[Libre-soc-isa] [Bug 213] SimpleV Standard writeup needed

bugzilla-daemon at libre-soc.org bugzilla-daemon at libre-soc.org
Tue Oct 20 02:29:30 BST 2020


https://bugs.libre-soc.org/show_bug.cgi?id=213

--- Comment #79 from Jacob Lifshay <programmerjake at gmail.com> ---
(In reply to Luke Kenneth Casson Leighton from comment #76)
> (In reply to Jacob Lifshay from comment #74)
> > (In reply to Jacob Lifshay from comment #73)
> > > (In reply to Luke Kenneth Casson Leighton from comment #71)
> > > > 
> > > > we _could_ conceivably do bit-level DM subdivision onto 64 bit integer regs
> > > > but... no, please, no :)  it makes a mess of the "Register Cache" idea,
> > > > unfortunately.
> > > 
> > > it would totally work, those
> > 
> > oops forgot to finish:
> > 
> > all we need to do is treat those two mask-optimized int regs as separate
> > from the rest -- kinda like CTR is treated differently than the int regs.
> 
> i get it.  they still need bit-level DM tracking, and if they are designated
> as int regs as well it becomes even more hell, at the point where they
> interact with "real" int regs.
> 
> if they are treated as completely separate regs (SPRs in effect) they need
> their own opcodes, and i really don't want to go down that route.

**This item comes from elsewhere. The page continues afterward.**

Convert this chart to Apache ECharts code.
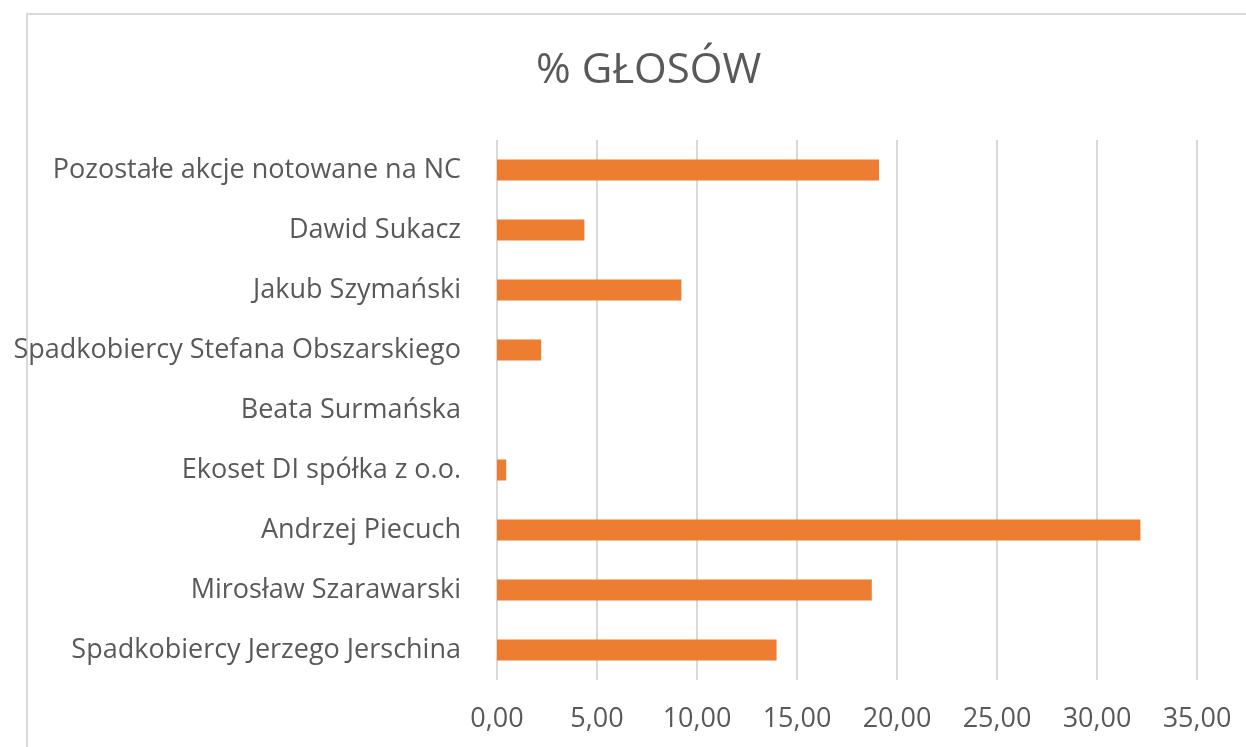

all that's needed is the logic to decode the register field as-if it's part of
the opcode field, and only for the few bitwise ops optimized for masks
(and/andc/or) when the output reg and an input reg are mask regs -- otherwise
it's decoded as a normal int operation and just has to wait for all bits to be
ready just like any other op.

Everything else can just access them through the port on the mask regs
connected to the integer data path. dependencies can be handled by setting
multiple dependency bits for the relevent regs being set when the register
number matches, rather than the 1 dependency bit that would be set for any
normal integer reg.

> > > > 
> > > > whereas CRs we have the freedom *to* decide how many we want to extend it to.
> > 
> > the set of integer registers optimized for masking can be extended too,
> 
> please understand: it really is too complex to track the dependencies for
> something that specialised.
> 
> > without needing all the mess of CRs.
> 
> think it through, jacob: vector CMPs and standard Rc=1 vectorised operations
> *still require a minimum 64 CRs anyway*

No they don't, part of the idea I'm proposing is that CRs *aren't* vectorized.
Rc=1 is reinterpreted to mean something different when the operation is
vectorized, probably to write a single CR with a bit indicating if all results
for the entire vector are zero, other bits' can be decided later.

> or we abandon CRs pretty much entirely for vectors and this is not an option
> i am happy to consider, it will cause havoc for gcc and llvm conpiler
> developers.

Trust me, it really won't cause havoc. GCC and LLVM both target architectures
that use 1-bit per element/lane for mask vectors: AVX512 and AMDGPU (and
probably more). In fact, in LLVM IR, vector compare operations return a 1-bit
per element/lane vector. Anything else has to use platform-specific intrinsics
or have special conversion code added in LLVM's backend.
In LLVM, vector operations are treated as a totally different kind of operation
than scalar operations all the way through the compiler, having the vector
operations have different semantics (e.g. input/output registers) than the
scalar operations won't cause any problems. In fact, I'd guess that having
vectorized CRs would cause more havoc since it's more unusual with vectors
(nothing else has that that I've ever heard of).